Objective:
Copy each line holding the string "script".

Dataset excerpts:
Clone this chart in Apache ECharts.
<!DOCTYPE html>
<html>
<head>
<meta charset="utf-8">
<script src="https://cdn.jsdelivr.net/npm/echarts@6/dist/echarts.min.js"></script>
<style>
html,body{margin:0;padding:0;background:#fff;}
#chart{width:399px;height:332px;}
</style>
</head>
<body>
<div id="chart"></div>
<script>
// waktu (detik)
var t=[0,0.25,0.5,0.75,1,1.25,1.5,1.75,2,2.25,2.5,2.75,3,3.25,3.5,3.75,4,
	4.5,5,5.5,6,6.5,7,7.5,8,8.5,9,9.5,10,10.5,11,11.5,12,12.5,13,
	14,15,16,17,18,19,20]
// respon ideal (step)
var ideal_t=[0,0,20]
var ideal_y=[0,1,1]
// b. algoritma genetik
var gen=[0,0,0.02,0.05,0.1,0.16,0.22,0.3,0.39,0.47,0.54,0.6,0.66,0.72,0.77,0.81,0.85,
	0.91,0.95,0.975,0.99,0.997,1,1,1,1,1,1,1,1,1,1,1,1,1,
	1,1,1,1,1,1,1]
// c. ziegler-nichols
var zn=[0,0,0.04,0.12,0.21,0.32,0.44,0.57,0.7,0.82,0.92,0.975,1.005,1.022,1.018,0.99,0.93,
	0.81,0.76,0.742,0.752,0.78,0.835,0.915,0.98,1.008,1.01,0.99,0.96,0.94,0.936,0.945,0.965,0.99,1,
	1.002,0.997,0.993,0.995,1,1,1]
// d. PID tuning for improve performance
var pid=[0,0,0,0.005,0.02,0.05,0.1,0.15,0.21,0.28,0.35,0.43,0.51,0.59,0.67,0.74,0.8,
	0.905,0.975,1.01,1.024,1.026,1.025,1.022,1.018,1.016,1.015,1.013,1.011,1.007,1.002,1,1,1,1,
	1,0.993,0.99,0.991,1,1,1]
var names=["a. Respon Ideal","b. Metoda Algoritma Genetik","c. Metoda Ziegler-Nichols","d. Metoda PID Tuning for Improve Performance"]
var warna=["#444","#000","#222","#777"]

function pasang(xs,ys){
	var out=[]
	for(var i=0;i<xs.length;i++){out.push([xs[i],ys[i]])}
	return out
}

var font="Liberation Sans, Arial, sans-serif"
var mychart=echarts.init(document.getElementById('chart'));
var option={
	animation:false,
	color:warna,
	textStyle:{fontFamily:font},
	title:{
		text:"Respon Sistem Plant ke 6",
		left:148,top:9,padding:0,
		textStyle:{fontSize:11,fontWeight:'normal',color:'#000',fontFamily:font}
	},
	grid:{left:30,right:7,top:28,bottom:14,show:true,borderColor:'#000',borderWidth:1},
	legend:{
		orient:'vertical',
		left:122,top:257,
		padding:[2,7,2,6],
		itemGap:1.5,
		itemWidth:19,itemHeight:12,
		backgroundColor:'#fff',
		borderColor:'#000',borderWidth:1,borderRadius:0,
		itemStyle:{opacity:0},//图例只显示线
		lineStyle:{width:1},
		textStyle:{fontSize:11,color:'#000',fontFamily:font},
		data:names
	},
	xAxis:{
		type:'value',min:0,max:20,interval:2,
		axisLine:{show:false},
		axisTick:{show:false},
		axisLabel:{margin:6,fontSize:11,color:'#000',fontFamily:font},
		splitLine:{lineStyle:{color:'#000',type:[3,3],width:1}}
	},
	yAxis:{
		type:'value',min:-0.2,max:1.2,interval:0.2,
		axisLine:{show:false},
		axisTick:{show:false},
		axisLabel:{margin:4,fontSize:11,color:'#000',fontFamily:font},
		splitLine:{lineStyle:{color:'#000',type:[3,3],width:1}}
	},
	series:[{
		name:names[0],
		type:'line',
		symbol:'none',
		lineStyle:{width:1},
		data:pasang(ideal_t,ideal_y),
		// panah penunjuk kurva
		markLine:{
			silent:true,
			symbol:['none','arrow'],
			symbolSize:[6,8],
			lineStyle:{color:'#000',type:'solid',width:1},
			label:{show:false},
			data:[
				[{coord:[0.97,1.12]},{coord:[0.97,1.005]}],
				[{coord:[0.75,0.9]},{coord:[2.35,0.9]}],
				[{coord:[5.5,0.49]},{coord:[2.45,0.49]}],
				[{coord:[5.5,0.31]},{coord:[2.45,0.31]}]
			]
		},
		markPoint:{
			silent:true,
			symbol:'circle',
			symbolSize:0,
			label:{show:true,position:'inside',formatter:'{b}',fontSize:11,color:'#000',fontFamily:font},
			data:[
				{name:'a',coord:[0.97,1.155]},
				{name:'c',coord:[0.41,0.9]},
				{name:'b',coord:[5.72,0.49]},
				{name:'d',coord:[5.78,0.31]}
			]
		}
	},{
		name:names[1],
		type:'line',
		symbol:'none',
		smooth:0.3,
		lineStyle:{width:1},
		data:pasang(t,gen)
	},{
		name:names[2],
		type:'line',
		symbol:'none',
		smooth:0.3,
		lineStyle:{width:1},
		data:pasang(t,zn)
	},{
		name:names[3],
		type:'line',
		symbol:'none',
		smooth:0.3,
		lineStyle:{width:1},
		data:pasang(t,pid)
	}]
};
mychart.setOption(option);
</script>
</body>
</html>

...

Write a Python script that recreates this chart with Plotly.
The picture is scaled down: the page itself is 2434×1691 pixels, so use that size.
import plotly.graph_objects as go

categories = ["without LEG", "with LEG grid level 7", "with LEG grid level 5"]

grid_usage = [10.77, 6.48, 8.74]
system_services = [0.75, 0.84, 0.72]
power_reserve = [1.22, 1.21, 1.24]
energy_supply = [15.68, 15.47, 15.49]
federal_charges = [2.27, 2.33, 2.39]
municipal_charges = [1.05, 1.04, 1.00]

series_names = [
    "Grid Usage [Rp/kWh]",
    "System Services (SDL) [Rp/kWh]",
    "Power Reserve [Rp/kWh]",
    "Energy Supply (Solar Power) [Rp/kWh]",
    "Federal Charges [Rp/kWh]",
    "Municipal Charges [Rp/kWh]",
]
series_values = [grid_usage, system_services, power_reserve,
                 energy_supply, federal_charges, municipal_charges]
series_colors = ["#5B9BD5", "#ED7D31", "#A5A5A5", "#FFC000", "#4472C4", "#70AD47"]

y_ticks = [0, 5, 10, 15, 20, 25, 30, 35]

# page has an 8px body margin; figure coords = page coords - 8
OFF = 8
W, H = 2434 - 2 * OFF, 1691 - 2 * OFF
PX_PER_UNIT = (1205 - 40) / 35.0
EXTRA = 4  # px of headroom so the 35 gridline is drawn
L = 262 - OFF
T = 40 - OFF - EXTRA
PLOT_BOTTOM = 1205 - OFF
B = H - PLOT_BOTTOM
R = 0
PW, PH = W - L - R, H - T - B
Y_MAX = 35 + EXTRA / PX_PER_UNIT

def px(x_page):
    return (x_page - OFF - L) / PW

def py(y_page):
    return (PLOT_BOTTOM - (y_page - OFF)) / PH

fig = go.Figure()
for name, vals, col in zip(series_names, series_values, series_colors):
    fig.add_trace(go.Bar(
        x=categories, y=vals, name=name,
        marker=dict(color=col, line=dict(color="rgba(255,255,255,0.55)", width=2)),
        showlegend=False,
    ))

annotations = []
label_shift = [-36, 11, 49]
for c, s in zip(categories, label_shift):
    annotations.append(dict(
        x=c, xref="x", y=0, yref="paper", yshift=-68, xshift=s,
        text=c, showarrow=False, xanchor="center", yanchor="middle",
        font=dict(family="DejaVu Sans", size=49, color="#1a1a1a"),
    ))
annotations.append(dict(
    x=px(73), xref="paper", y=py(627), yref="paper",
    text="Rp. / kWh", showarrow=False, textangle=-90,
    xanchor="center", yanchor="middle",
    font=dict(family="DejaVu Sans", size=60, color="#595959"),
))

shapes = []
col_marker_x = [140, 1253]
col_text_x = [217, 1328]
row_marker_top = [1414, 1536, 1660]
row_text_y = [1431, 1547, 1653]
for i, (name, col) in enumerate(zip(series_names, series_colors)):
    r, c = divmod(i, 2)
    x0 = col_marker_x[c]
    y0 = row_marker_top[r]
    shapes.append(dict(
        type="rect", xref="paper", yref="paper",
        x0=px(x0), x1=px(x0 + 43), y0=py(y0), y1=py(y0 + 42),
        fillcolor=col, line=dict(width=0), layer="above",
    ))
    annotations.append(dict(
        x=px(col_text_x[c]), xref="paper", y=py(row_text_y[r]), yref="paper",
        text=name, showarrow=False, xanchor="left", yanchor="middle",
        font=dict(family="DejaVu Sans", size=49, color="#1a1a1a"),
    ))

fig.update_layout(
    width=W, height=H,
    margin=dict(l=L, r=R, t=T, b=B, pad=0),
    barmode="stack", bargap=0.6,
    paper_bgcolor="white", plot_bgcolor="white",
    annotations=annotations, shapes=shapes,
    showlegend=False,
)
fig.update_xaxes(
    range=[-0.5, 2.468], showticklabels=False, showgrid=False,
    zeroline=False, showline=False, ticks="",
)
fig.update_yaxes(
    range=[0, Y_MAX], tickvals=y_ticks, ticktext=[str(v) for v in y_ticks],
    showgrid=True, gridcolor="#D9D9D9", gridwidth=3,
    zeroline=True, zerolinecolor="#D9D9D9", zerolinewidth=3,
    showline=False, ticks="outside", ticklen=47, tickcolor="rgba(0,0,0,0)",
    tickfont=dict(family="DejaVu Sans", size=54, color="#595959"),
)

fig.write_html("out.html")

...

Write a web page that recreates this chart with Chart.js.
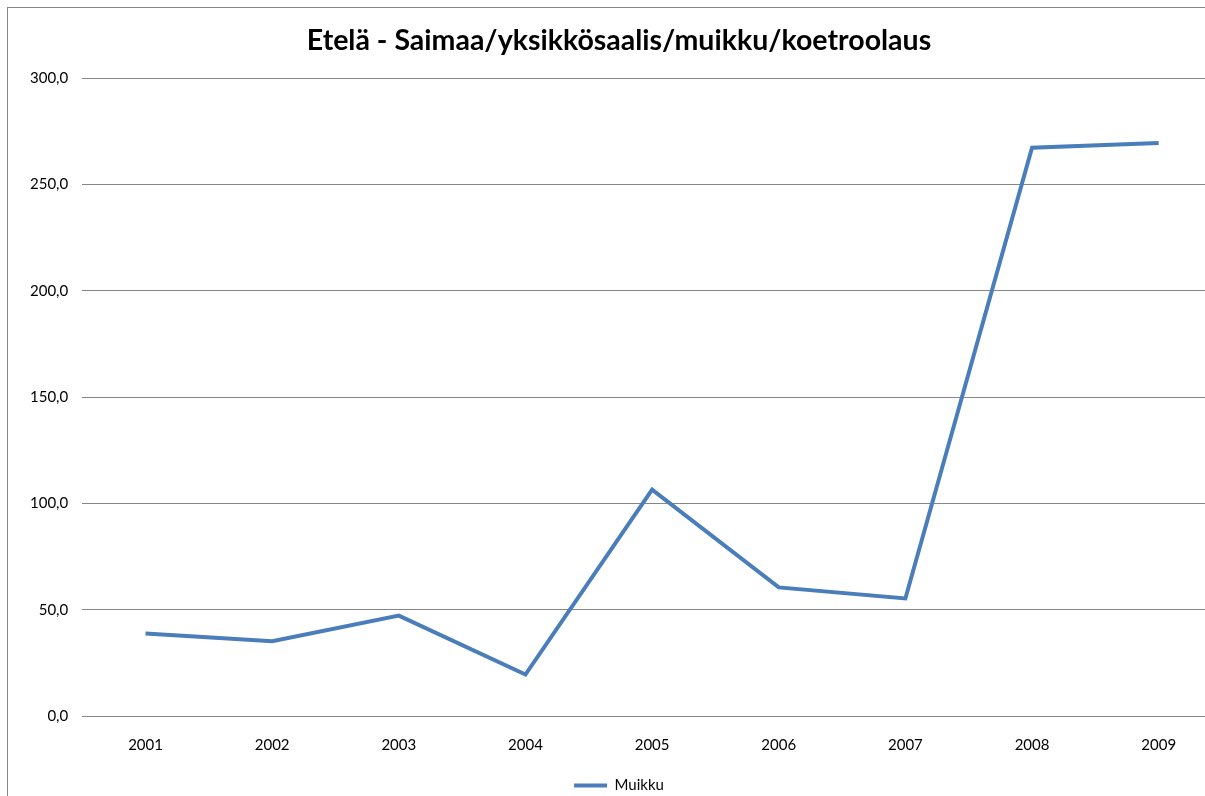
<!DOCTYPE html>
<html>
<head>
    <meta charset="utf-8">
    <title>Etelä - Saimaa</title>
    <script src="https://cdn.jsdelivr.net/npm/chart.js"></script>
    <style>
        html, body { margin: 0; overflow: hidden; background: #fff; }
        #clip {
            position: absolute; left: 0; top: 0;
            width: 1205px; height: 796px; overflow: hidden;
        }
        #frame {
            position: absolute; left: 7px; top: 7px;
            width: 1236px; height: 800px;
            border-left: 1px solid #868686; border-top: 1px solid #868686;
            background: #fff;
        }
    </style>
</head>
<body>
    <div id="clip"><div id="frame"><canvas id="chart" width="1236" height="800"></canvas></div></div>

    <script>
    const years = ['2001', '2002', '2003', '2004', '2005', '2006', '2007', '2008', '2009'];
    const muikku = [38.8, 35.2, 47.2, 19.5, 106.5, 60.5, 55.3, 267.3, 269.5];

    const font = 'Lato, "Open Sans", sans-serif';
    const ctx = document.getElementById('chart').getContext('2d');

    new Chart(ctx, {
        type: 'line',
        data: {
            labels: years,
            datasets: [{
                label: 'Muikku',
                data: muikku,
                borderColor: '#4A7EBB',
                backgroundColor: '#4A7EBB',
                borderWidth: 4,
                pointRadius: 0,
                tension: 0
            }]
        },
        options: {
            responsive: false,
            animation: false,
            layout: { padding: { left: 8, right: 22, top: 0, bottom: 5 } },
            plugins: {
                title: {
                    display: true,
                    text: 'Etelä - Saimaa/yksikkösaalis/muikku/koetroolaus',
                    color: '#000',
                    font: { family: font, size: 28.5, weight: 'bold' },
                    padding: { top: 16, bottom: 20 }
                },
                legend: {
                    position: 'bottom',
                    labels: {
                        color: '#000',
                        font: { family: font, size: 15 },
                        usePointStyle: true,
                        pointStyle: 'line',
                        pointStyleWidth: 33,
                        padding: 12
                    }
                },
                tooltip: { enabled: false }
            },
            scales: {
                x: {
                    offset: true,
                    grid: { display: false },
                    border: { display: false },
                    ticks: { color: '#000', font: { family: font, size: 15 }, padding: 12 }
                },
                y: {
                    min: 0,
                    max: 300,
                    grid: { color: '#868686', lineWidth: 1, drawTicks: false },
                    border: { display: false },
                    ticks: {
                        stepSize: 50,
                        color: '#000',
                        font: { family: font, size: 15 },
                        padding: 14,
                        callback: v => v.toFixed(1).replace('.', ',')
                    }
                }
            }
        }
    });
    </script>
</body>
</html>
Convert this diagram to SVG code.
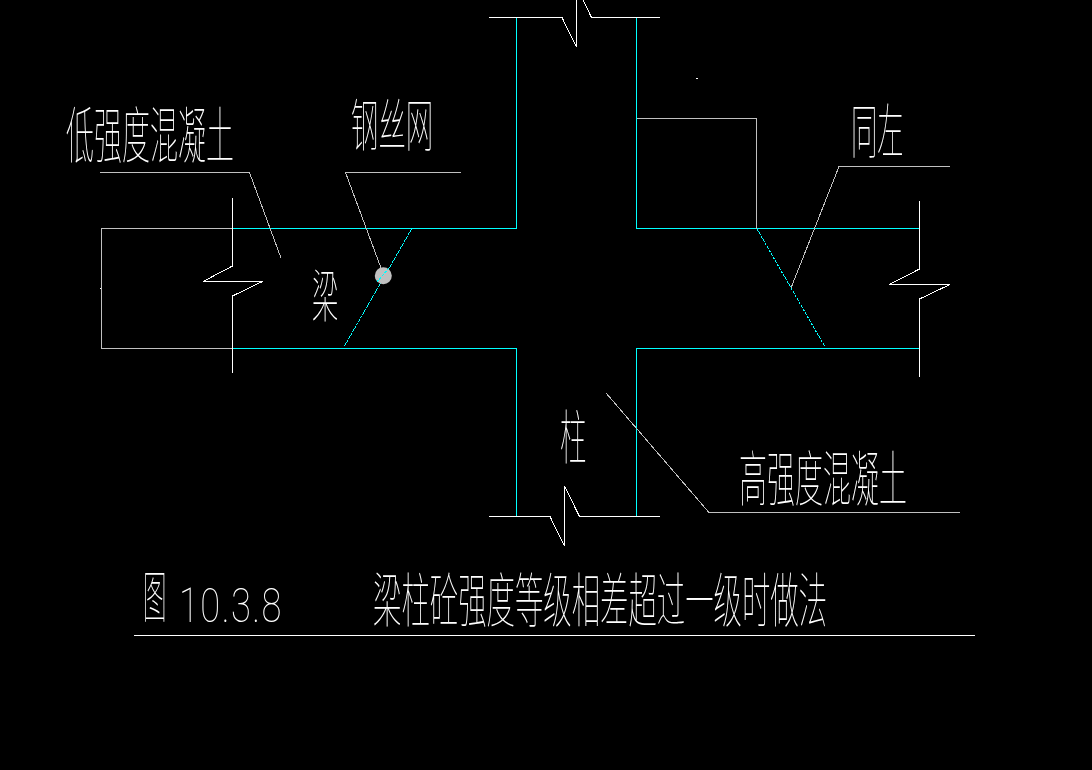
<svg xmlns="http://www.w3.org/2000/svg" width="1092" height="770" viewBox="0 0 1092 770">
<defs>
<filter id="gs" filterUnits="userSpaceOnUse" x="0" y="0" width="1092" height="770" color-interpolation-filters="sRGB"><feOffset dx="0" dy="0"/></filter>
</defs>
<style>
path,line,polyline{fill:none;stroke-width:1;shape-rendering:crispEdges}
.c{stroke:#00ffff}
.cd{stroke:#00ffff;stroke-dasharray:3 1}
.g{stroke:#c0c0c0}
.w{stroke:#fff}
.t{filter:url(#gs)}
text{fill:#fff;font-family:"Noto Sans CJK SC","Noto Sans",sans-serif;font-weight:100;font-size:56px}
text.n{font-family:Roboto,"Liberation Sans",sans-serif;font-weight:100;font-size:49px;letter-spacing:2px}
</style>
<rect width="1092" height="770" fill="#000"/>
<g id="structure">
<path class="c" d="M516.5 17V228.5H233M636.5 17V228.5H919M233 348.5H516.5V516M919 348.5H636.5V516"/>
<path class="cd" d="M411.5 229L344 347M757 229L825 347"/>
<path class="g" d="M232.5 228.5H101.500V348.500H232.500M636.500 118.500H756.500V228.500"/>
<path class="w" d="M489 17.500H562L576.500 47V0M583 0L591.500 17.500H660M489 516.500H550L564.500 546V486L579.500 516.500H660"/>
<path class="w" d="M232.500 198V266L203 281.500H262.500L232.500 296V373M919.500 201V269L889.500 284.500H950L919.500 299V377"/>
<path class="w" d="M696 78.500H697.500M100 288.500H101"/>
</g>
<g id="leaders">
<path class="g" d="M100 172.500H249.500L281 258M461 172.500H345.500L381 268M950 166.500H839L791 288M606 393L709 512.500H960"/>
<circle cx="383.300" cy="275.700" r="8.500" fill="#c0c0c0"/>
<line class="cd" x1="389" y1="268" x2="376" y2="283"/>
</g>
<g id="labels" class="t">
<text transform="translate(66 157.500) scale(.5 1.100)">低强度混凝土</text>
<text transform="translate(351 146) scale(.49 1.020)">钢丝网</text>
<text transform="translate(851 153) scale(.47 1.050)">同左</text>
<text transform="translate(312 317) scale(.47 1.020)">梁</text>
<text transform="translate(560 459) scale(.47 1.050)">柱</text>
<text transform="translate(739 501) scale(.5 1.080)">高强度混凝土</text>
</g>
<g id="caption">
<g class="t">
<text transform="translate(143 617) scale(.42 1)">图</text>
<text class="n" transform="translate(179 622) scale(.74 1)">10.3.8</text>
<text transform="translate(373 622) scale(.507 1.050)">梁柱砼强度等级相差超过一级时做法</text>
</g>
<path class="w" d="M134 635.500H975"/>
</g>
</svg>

Finished answer:
<script src="https://cdn.jsdelivr.net/npm/echarts@6/dist/echarts.min.js"></script>
<script>
</script>
Write a Python script that recreates this chart with Plotly.
    <script src="https://cdn.jsdelivr.net/npm/chart.js"></script>
    <script>
    </script>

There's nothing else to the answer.